This week: a primary teacher in Yorkshire
I didn't do that well at school. When I say I didn't do too well, what I mean is that I achieved five GCSE grades at C or above. I passed all the others too, but they consisted of a few Ds, Es ... you know how it goes. I shuffled into a place at sixth-form and managed to scrape one pass out of the experience.
My excuse is that I simply wasn't ready to learn. Some people aren't - it took me until my mid-20s to realise I was ready to work at somewhere near the academic level I knew I was capable of.
After flirting with the idea of an access course in nursing (but eventually enrolling on the education course) and achieving a degree in education with honours and qualified teacher status, I began to teach. The whole process of becoming a teacher took me five years. A long time, don't you think?
Bearing this in mind, I was somewhat surprised to find in my first year that I would be taking on the role of a nurse by administering drugs to a diabetic three times a day - and as and when they were needed - having had no medical training.
I had a meeting with the child's nurse, headteacher, my teaching assistant and parents. It lasted over an hour and was a training session on how to use the child's intravenous insulin, his Bluetooth widget and cannula injection thingy.
I couldn't get my head around the units of insulin required, what to do if the child was hypo, hyper, or just plain hyperactive. I didn't understand what the various pieces of equipment really did, or how to read them in the first place. I struggled with the huge responsibility - and it is huge - of administering the insulin and simply getting it right. The risks involved were colossal: get it wrong and the child could enter some kind of diabetic coma or worse. That never happened, but then again that's not the point.

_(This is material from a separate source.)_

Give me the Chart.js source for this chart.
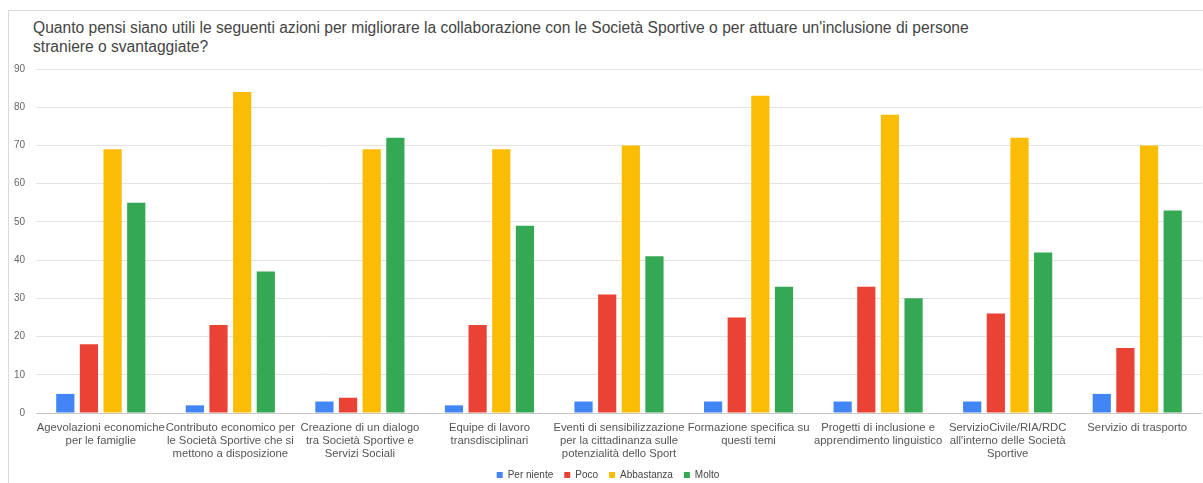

I had to count the child's calories, measure what he ate and when (which involved sitting with him while he ate lunch to ensure he didn't have something he shouldn't have had) and then enter the information correctly into the Bluetooth thingy.
I can't repeat it enough, but all this without a sniff of a first-aid certificate. I may sound like a whiner to many of you, moaning about my responsibilities as a teacher. But this is the problem: I'm a teacher, not a nurse. I didn't want to administer drugs to a child, and I certainly didn't want that level of responsibility in my NQT year. I'm not convinced I would like it now. Not ever, in fact.
What can one do, though? Is it fair to become a conscientious objector in your own classroom when dealing with the needs of the children you're there to teach? Maybe I should have considered the access course to nursing after all.